There has been many remarks from the public regarding the state and hygiene of the rooms. “We also have received many complaints and good remarks from those who did their quarantine at Berjaya. When we assess the situation, we have to be realistic that Berjaya is not a new hotel! Spending 14 days alone in a room is not easy. We took all these complaints and good remarks seriously and managed the situation as best we could. Yes there are some rooms where we had issues with and now we are not using them anymore. All the rooms that we are using right now are proper to maintain a good hygiene level.
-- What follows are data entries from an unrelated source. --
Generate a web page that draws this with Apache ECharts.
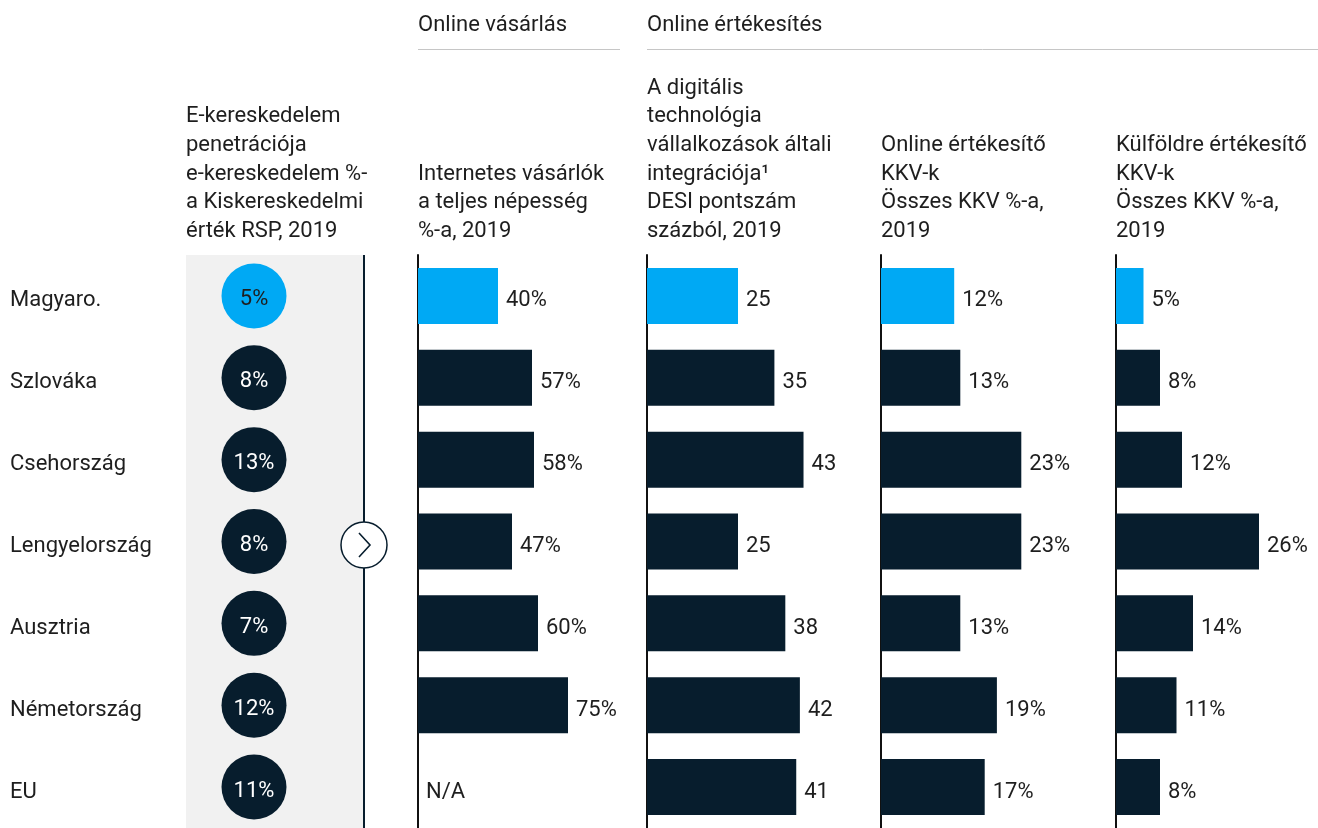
<!DOCTYPE html>
<html>
<head>
<meta charset="utf-8">
<script src="https://cdn.jsdelivr.net/npm/echarts@6/dist/echarts.min.js"></script>
<style>
  html, body { margin: 0; padding: 0; background: #fff; }
  #chart { width: 1318px; height: 828px; }
</style>
</head>
<body>
<div id="chart"></div>
<script>
// adatok
var countries = ['Magyaro.', 'Szlováka', 'Csehország', 'Lengyelország', 'Ausztria', 'Németország', 'EU'];
var ecomPenetration = [5, 8, 13, 8, 7, 12, 11];
var onlineShoppers = [40, 57, 58, 47, 60, 75, null];
var desiScore = [25, 35, 43, 25, 38, 42, 41];
var smeOnline = [12, 13, 23, 23, 13, 19, 17];
var smeAbroad = [5, 8, 12, 26, 14, 11, 8];

var DARK = '#071d2d', BLUE = '#00a9f4', TXT = '#1e1e1e';
var FONT = 'Roboto', FS = 22;
var TOP = 255, H = 577.5;

var myChart = echarts.init(document.getElementById('chart'));

function barData(arr) {
	return arr.map(function (v, i) {
		if (v === null) {
			return { value: 0, label: { formatter: 'N/A' } };
		}
		return { value: v, itemStyle: { color: i === 0 ? BLUE : DARK } };
	});
}

function header(text, x) {
	return {
		text: text, left: x, bottom: 582, padding: 0,
		textStyle: { fontFamily: FONT, fontSize: FS, fontWeight: 'normal', color: TXT, lineHeight: 28.7 }
	};
}

// bar grids: left, width, max
var cols = [
	{ left: 418, width: 200, max: 100, data: onlineShoppers, fmt: '{c}%' },
	{ left: 647, width: 182, max: 50, data: desiScore, fmt: '{c}' },
	{ left: 881, width: 183, max: 30, data: smeOnline, fmt: '{c}%' },
	{ left: 1116, width: 165, max: 30, data: smeAbroad, fmt: '{c}%' }
];

var grids = [{ left: 186, width: 136, top: TOP, height: H }];
var xAxes = [{ gridIndex: 0, type: 'category', data: [''], show: false }];
var yAxes = [{
	gridIndex: 0, type: 'category', data: countries, inverse: true,
	axisLine: { show: false }, axisTick: { show: false },
	axisLabel: {
		align: 'left', margin: 176,
		formatter: function (v) { return '{c|' + v + '}'; },
		rich: { c: { fontFamily: FONT, fontSize: FS, color: TXT, padding: [10, 0, 0, 0] } }
	}
}];
var series = [{
	type: 'scatter', xAxisIndex: 0, yAxisIndex: 0, symbolSize: 65, z: 5,
	itemStyle: { opacity: 1 },
	data: ecomPenetration.map(function (v, i) {
		return { value: [0, i, v], itemStyle: { color: i === 0 ? BLUE : DARK, opacity: 1 },
			label: { color: i === 0 ? TXT : '#fff' } };
	}),
	label: {
		show: true, position: 'inside', fontFamily: FONT, fontSize: FS, offset: [0, 4],
		formatter: function (p) { return p.value[2] + '%'; }
	}
}];

cols.forEach(function (c, k) {
	var gi = k + 1;
	grids.push({ left: c.left, width: c.width, top: TOP, height: H });
	xAxes.push({ gridIndex: gi, type: 'value', min: 0, max: c.max, show: false });
	yAxes.push({
		gridIndex: gi, type: 'category', data: countries, inverse: true,
		axisLine: { show: true, lineStyle: { color: '#111', width: 2 } },
		axisTick: { show: false }, axisLabel: { show: false }, splitLine: { show: false }
	});
	series.push({
		type: 'bar', xAxisIndex: gi, yAxisIndex: gi, barWidth: 56,
		data: barData(c.data),
		label: { show: true, position: 'right', distance: 8, formatter: c.fmt, offset: [0, 5],
			fontFamily: FONT, fontSize: FS, color: TXT }
	});
});

var option = {
	animation: false,
	backgroundColor: '#fff',
	title: [
		{ text: 'Online vásárlás', left: 418, top: 14, padding: 0,
			textStyle: { fontFamily: FONT, fontSize: FS, fontWeight: 'normal', color: TXT } },
		{ text: 'Online értékesítés', left: 647, top: 14, padding: 0,
			textStyle: { fontFamily: FONT, fontSize: FS, fontWeight: 'normal', color: TXT } },
		header('E-kereskedelem\npenetrációja\ne-kereskedelem %-\na Kiskereskedelmi\nérték RSP, 2019', 186),
		header('Internetes vásárlók\na teljes népesség\n%-a, 2019', 418),
		header('A digitális\ntechnológia\nvállalkozások általi\nintegrációja¹\nDESI pontszám\nszázból, 2019', 647),
		header('Online értékesítő\nKKV-k\nÖsszes KKV %-a,\n2019', 881),
		header('Külföldre értékesítő\nKKV-k\nÖsszes KKV %-a,\n2019', 1116)
	],
	grid: grids,
	xAxis: xAxes,
	yAxis: yAxes,
	series: series,
	graphic: [
		{ type: 'rect', z: -10, shape: { x: 186, y: 255, width: 177, height: 573 }, style: { fill: '#f1f1f1' } },
		{ type: 'line', z: 1, shape: { x1: 364, y1: 255, x2: 364, y2: 828 }, style: { stroke: DARK, lineWidth: 2 } },
		{ type: 'line', shape: { x1: 418, y1: 49.5, x2: 620, y2: 49.5 }, style: { stroke: '#c6c6c6', lineWidth: 1 } },
		{ type: 'line', shape: { x1: 647, y1: 49.5, x2: 1318, y2: 49.5 }, style: { stroke: '#c6c6c6', lineWidth: 1 } },
		{ type: 'circle', z: 10, shape: { cx: 364, cy: 545, r: 23 }, style: { fill: '#fff', stroke: DARK, lineWidth: 1.5 } },
		{ type: 'polyline', z: 11, shape: { points: [[359, 533], [370, 545], [359, 557]] }, style: { stroke: DARK, lineWidth: 1.6, fill: null } }
	]
};

myChart.setOption(option);
</script>
</body>
</html>
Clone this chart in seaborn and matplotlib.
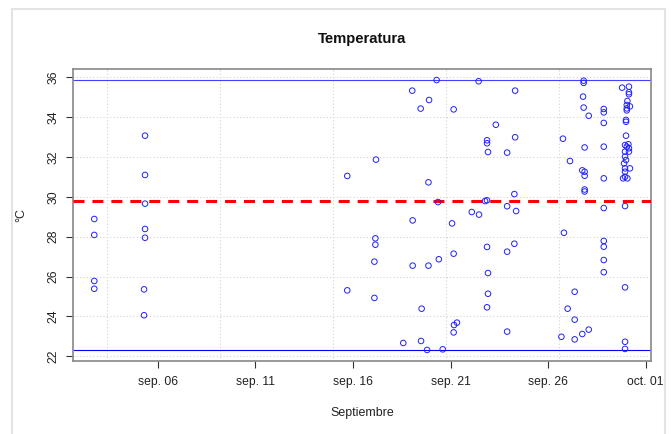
import matplotlib
matplotlib.use("Agg")
import matplotlib.pyplot as plt
import seaborn as sns
import pandas as pd

# ---- data (day of September, temperature °C) ----
dias = [2.75, 2.75, 2.75, 2.75,
        5.35, 5.35, 5.35, 5.35, 5.35, 5.30, 5.30,
        15.71, 15.71,
        17.18, 17.15, 17.15, 17.10, 17.10,
        19.04, 19.06, 19.06, 18.58,
        19.47, 19.49, 19.52,
        19.90, 19.87, 19.87, 19.80,
        20.29, 20.36, 20.40, 20.60,
        21.16, 21.08, 21.16, 21.16, 21.18, 21.33,
        22.09, 22.46, 22.44,
        22.87, 22.87, 22.92, 22.77, 22.87, 22.87, 22.92, 22.92, 22.87,
        23.32,
        23.90, 23.90, 23.90, 23.90,
        24.31, 24.31, 24.27, 24.36, 24.27,
        26.76, 27.12, 26.81, 27.36, 27.00, 27.36, 26.68, 27.36,
        27.82, 27.82, 27.79, 27.82, 28.08, 27.87, 27.75, 27.87, 27.87, 27.87, 27.87, 27.75, 28.08,
        28.85, 28.85, 28.85, 28.85, 28.85, 28.85, 28.85, 28.85, 28.85, 28.85,
        29.79, 30.14, 30.14, 30.14, 30.06, 30.03, 30.19, 30.03, 30.03,
        29.99, 29.99, 29.99, 29.94, 30.11, 30.03, 30.14, 29.94, 30.14,
        29.94, 29.99, 29.89, 30.19, 29.94, 29.94, 29.94, 29.84, 30.06,
        29.94, 29.94, 29.94, 29.94]
temps = [28.89, 28.09, 25.78, 25.39,
         33.07, 31.10, 29.66, 28.39, 27.95, 25.36, 24.06,
         31.05, 25.31,
         31.87, 27.92, 27.60, 26.75, 24.93,
         35.33, 28.82, 26.55, 22.67,
         34.43, 22.77, 24.39,
         34.86, 30.73, 26.55, 22.32,
         35.86, 29.74, 26.87, 22.35,
         34.39, 28.67, 27.15, 23.20, 23.57, 23.69,
         29.24, 29.11, 35.80,
         32.84, 32.69, 32.25, 29.79, 29.83, 27.49, 26.18, 25.14, 24.46,
         33.62,
         32.22, 29.53, 27.25, 23.24,
         35.33, 32.99, 30.14, 29.29, 27.65,
         32.92, 31.80, 28.20, 25.24, 24.39, 23.84, 22.98, 22.85,
         35.83, 35.72, 35.03, 34.48, 34.07, 32.48, 31.33, 31.26, 31.06, 30.37, 30.27, 23.12, 23.34,
         34.41, 34.24, 33.71, 32.52, 30.93, 29.44, 27.79, 27.50, 26.83, 26.22,
         35.48, 35.53, 35.25, 35.15, 34.81, 34.61, 34.54, 34.44, 34.34,
         33.86, 33.77, 33.07, 32.60, 32.64, 32.52, 32.44, 32.27, 32.27,
         32.02, 31.85, 31.68, 31.43, 31.43, 31.26, 31.01, 30.93, 30.93,
         29.54, 25.46, 22.73, 22.37]

x_ticks = [6, 11, 16, 21, 26, 31]
x_labels = ["sep. 06", "sep. 11", "sep. 16", "sep. 21", "sep. 26", "oct. 01"]
y_ticks = [22, 24, 26, 28, 30, 32, 34, 36]
temp_max = 35.88
temp_min = 22.30
temp_media = 29.78

df = pd.DataFrame({"dia": dias, "temp": temps})

# ---- figure ----
sns.set_style("white")
plt.rcParams["font.family"] = ["Liberation Sans", "DejaVu Sans"]

W, H = 672, 434
fig = plt.figure(figsize=(W / 100, H / 100), dpi=100)
L, R, T, B = 72.7, 651.0, 69.0, 361.0
ax = fig.add_axes([L / W, 1 - B / H, (R - L) / W, (B - T) / H])

# grid (dotted light gray)
grid_x = [3.39 + 5.787 * k for k in range(6)]
for gx in grid_x:
    ax.axvline(gx, color="#d3d3d3", lw=0.8, ls=(0, (1, 2)), zorder=0)
for gy in y_ticks:
    ax.axhline(gy, color="#d3d3d3", lw=0.8, ls=(0, (1, 2)), zorder=0)

ax.axhline(temp_max, color="#0000ff", lw=0.8, alpha=0.75, zorder=2)
ax.axhline(temp_min, color="#0000ff", lw=0.8, zorder=2)
ax.axhline(temp_media, color="#ff0000", lw=2.2, ls=(0, (3.6, 2.6)), zorder=3)

sns.scatterplot(data=df, x="dia", y="temp", ax=ax, marker="o", s=16,
                facecolor="none", edgecolor="#2020ff", linewidth=0.7, zorder=4)

ax.set_xlim(1.645, 31.27)
ax.set_ylim(21.765, 36.416)
ax.set_xticks(x_ticks)
ax.set_xticklabels(x_labels)
ax.set_yticks(y_ticks)
ax.set_yticklabels([str(v) for v in y_ticks])

ax.tick_params(axis="both", direction="out", length=5, width=0.8, color="#333333",
               labelsize=8.7, labelcolor="#222222", bottom=True, left=True)
ax.tick_params(axis="x", pad=6)
ax.tick_params(axis="y", pad=4.5, labelrotation=90)
for lab in ax.get_yticklabels():
    lab.set_va("center")

for sp in ax.spines.values():
    sp.set_color("#888888")
    sp.set_linewidth(1.2)
    sp.set_visible(True)

ax.set_xlabel("Septiembre", fontsize=8.9, color="#222222")
ax.xaxis.set_label_coords((361.9 - L) / (R - L), (B - 413) / (B - T))
ax.xaxis.label.set_va("center")
ax.set_ylabel("°C", fontsize=8.9, color="#222222")
ax.yaxis.set_label_coords((21.7 - L) / (R - L), 0.5)
ax.yaxis.label.set_va("center")

fig.text(361.9 / W, 1 - 39.3 / H, "Temperatura", ha="center", va="center",
         fontsize=10.7, fontweight="bold", color="#111111")

# outer light frame
fig.add_artist(plt.Line2D([12 / W, 12 / W], [0, 1 - 9 / H], color="#e3e3e3", lw=1.5,
                          transform=fig.transFigure))
fig.add_artist(plt.Line2D([12 / W, 665 / W], [1 - 9 / H, 1 - 9 / H], color="#e3e3e3", lw=1.5,
                          transform=fig.transFigure))
fig.add_artist(plt.Line2D([665 / W, 665 / W], [0, 1 - 9 / H], color="#e3e3e3", lw=1.5,
                          transform=fig.transFigure))

fig.savefig("out.png", dpi=100)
We provide the cleaning stuff to the person staying in the room and once they complete their quarantine, the staff of the health department do a deep sanitisation and cleaning,” explained Dr Louange.

Dr Gédéon also confirmed that “it is human interaction that gives you Covid-19 and not the hygiene status of a room. So far according to our records, no one has contracted Covid-19 at Berjaya”.

Regarding the fact that as from December 1 Berjaya might start taking tourists again, Dr Louange noted that all this depend on the contract they have with the institution.

“Even if we said at the end of November, if we see the need to renew the contract together with the Ministry of Finance and Berjaya we will consult upon it.”

Other hot topics were addressed during the press conference such as the use of Anse Royale Hospital. Dr Louange explained that the hospital has been kept for future isolation.

“If there is a surge, we will need space to put the positive patients in.”

Clarifying an incident involving some Russian tourists, Dr Gédéon said “Yes there was some misunderstanding regarding the papers but everything was sorted out and we made sure our surveillance system was respected. At no point did they flout any health instructions and they did not put anyone at risk.”

Regarding staff protection “our priority still remain that we protect our staff from being infected and while working in quarantine, all staff follow strict health regulations. The staff in isolation centre are more equipped and after work they are safe to go home. The staff are also being tested often,” added Dr Louange.

“There is no country in the world where there is no Covid-19. In Seychelles, we worked together with various stakeholders to manage our situation and we are applying the same principles to manage more risky situations. We will not be able to stay closed forever. We have to find out ways to manage the situation. It is a job that needs to be done in collaboration with all the people. It is important for us to manage our country safely and make our economy work. If you want to market Seychelles as a Covid free destination, help us keep it Covid free!” concluded Dr Gédéon.